The structural fixes (medium term)
• Stabilize creative leadership. A single, accountable creative voice (or a small, consistent team) with the authority to plan 6–12 month arcs will curb the stop-start booking that undermines investment.
• Invest in homegrown stars while using veterans sparingly. Veterans add polish and draws; homegrown stars are longevity. Strike the right mix and protect your long-term investments.
• Use breaks strategically. If you must pause after a PPV, run digital storytelling during the gap — vignettes, interviews, and behind-the-scenes content that preserves momentum and demonstrates thoughtful planning.

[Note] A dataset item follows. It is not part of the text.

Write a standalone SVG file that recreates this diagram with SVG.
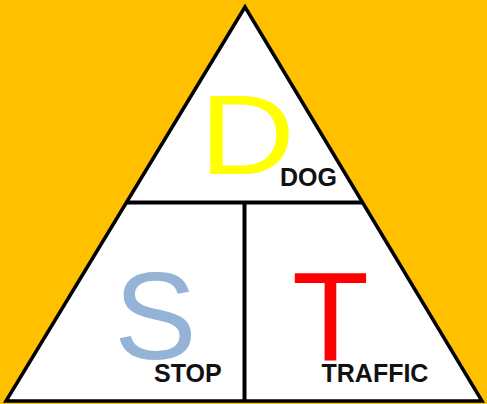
<svg xmlns="http://www.w3.org/2000/svg" width="487" height="404" viewBox="0 0 487 404">
<style>
.big{font-family:"Liberation Sans",Arial,sans-serif;font-weight:normal}
.lbl{font-family:"Liberation Sans",Arial,sans-serif;font-weight:bold;font-size:25px;fill:#111}
.edge{stroke:#000;stroke-width:4;fill:none}
</style>
<rect x="0" y="0" width="487" height="404" fill="#FFC000"/>
<g id="triangle">
<polygon points="245,7 6,401 482,401" fill="#FFFFFF" stroke="#000" stroke-width="3.5" stroke-linejoin="miter"/>
</g>
<g id="connectors">
<line class="edge" x1="127" y1="202.5" x2="363" y2="202.5"/>
<line class="edge" x1="244.5" y1="202.5" x2="244.5" y2="401" stroke-width="4.5"/>
</g>
<g id="distance">
<text class="big" font-size="114" fill="#FFFF00" transform="translate(199.6,174) scale(1.16,1)">D</text>
<text class="lbl" x="280" y="185.5">DOG</text>
</g>
<g id="speed">
<text class="big" font-size="124" fill="#95B3D7" x="114" y="358.5">S</text>
<text class="lbl" x="154" y="381.5">STOP</text>
</g>
<g id="time">
<text class="big" font-size="126" fill="#FF0000" x="330.5" y="360" text-anchor="middle">T</text>
<text class="lbl" x="321.5" y="381.5">TRAFFIC</text>
</g>
</svg>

Verdict: the break hurt — and it’s repairable, but only with humility and discipline
The decision to pause after Bound For Glory was defensible in isolation. The problem wasn’t the break itself but how TNA failed to use that breathing room strategically and then compounded the misstep by folding real backstage chaos into a televised twist. The cumulative effect was not just a lost week of momentum — it was a credibility wound. But it’s not fatal. With transparent communication, a deliberate plan to restore title prestige, and a commitment to consistent creative stewardship, TNA can recover the trust of its core fans and present a product new viewers can take seriously.